International Update: Reuters reports that Energy
Secretary Rick Perry has approved six secret authorizations for US companies to
sell nuclear power technology and assistance to Saudi Arabia. Saudi Arabia
plans to build at least two nuclear power plants and several countries
including the United States, South Korea and Russia are in competition for that
deal. Though these authorizations relate
to power plans, Saudi Arabian officials have previously said that if Iran builds
nuclear weapons they will too. Another nuclear race, this one with Jared Kushner’s
good buddy, the vindictive Khashoggi killer Crown Prince Mohammed bin Salmon in the driver’s seat, what
could go wrong?
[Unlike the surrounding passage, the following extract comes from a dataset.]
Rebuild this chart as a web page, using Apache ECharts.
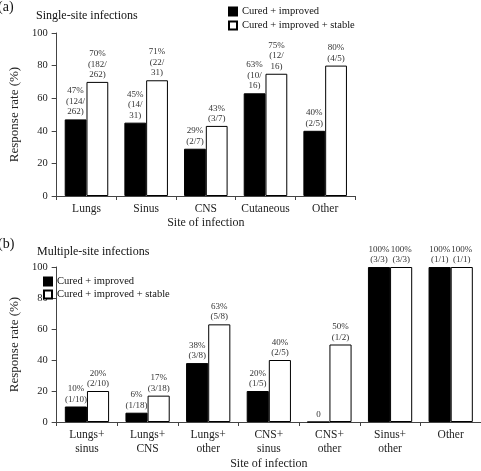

Egypt is trying to
broker a ceasefire between Israel and Gaza to defuse the increase in hostilities
that resulted after Israel responded to Hamas missile attacks on its civilians
with a missile barrage of its own. To the extent that Egypt is unsuccessful,
Hamas is expected to follow-up with another march of demonstrators to the Gaza
border fence, an action that is likely to lead to escalating violence. All of
this is taking place in the run up to Israeli elections which are scheduled to
take place on April 9. With deadlines looming, a resolution to the British
Brexit catastrophe remains out of reach. Parliament’s efforts to pass any plan
continue to fall short with the stoic but desperate Prime Minster May saying
that she’ll step down as soon as something passes, her way of saying, pass
something, anything so that I can get out of here.